As a practical matter, it will be difficult for the EU to open its borders to U.S. GAAP when the U.S. is closing its borders to IFRS. Further, it may be difficult for the EU to say U.S. GAAP is equivalent to IFRS when the SEC insists that there are important differences that might misinform investors.
A real impasse is looming. While the EU-U.S. informal regulatory dialogue has had this issue before it for some time, the dialogue has until now failed to achieve a resolution. The failure to deal with this impasse will not only mean, as stated above, that U.S. companies issuing securities in the EU will face increased costs and a true transatlantic securities market will not develop, but more fundamentally, this failure may heighten political tensions across the Atlantic at a particularly inopportune time.
The Shadow Financial Regulatory Committee (SFRC) believes the EU should allow U.S. companies to issue securities in the EU under U.S. GAAP and that the SEC should permit foreign companies to issue securities in the United States under IFRS. Both should do so as soon as possible and be willing to cooperate to achieve this end. The rules of the game should be clear well before the end of 2006.

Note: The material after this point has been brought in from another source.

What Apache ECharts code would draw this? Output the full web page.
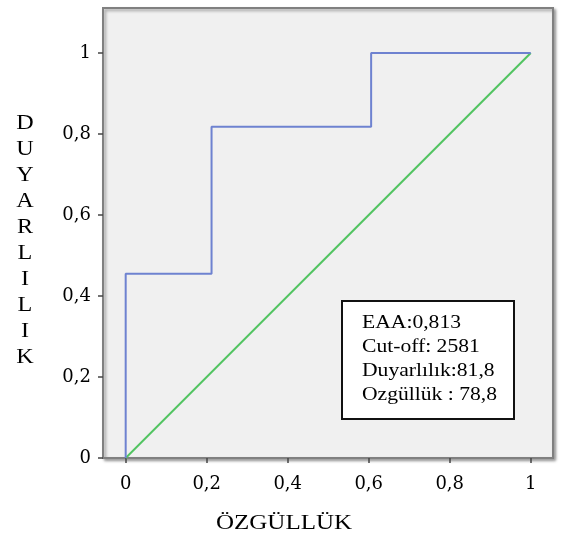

The SEC should drop its insistence on U.S. GAAP because: (1) There is no evidence that U.S. GAAP is a better accounting standard than IFRS; (2) IFRS and U.S. GAAP are not that far apart, and the Financial Accounting Standards Board (FASB)-IASB Convergence Project has reduced and will continue to reduce the differences; (3) maintaining the requirement for U.S. GAAP in the U.S. does not necessarily increase investor protection, since U.S. investors wishing to buy European securities not sold in the U.S. will be forced to buy these securities abroad, in less regulated markets; (4) U.S. public trading venues will lose important sources of revenue because European issues will be traded only abroad; and (5) IFRS are by definition international, not just European, administered by an organization, the International Accounting Standards Board (IASB), that the U.S. took a significant role in creating and in which the U.S. fully participates.
The SFRC is aware that there is a substantial disagreement in the EU over the extent to which the fair value accounting rules for financial assets and liabilities embodied in IAS 39, dealing with hedge accounting, should be applied to European banks. It is indeed possible that the EU may exempt European banks from some portion of IAS 39. This prospect does not affect our recommendation. The portion of IAS 39 under dispute, while important, is a very small portion of the overall IFRS, and that portion affects only banks. The fact that IAS 39, as adopted in the EU, may deviate from IAS as recommended by IASB, is not a good reason for the SEC to reject IFRS in its entirety.
Indeed, the Committee recommends that, if the SEC were to determine, based on a detailed inquiry, that IFRS in general, or IFRS as implemented in the EU, were deficient in some material respect, the SEC should permit foreign issuers to use “IFRS Plus.” IFRS Plus would be IFRS as supplemented by critical provisions of U.S. GAAP that the SEC believes are essential. We note that the Commission has followed a similar approach by permitting Canadian companies, under the Multijurisdictional Discloure Statement, to use Canadian financial disclosure rules in selling securities on the U.S. public market. Where the SEC found Canadian disclosure rules lacking in some material respect (e.g. their failure to require segment reporting as under U.S. rules), it required Canadian companies to use U.S. mandated segment reporting rules in addition to the disclosures required under Canadian law.
The Committee urges the SEC, and if necessary the U.S. Congress, to address this issue now before a financial reporting war breaks out between the United States and the European Union.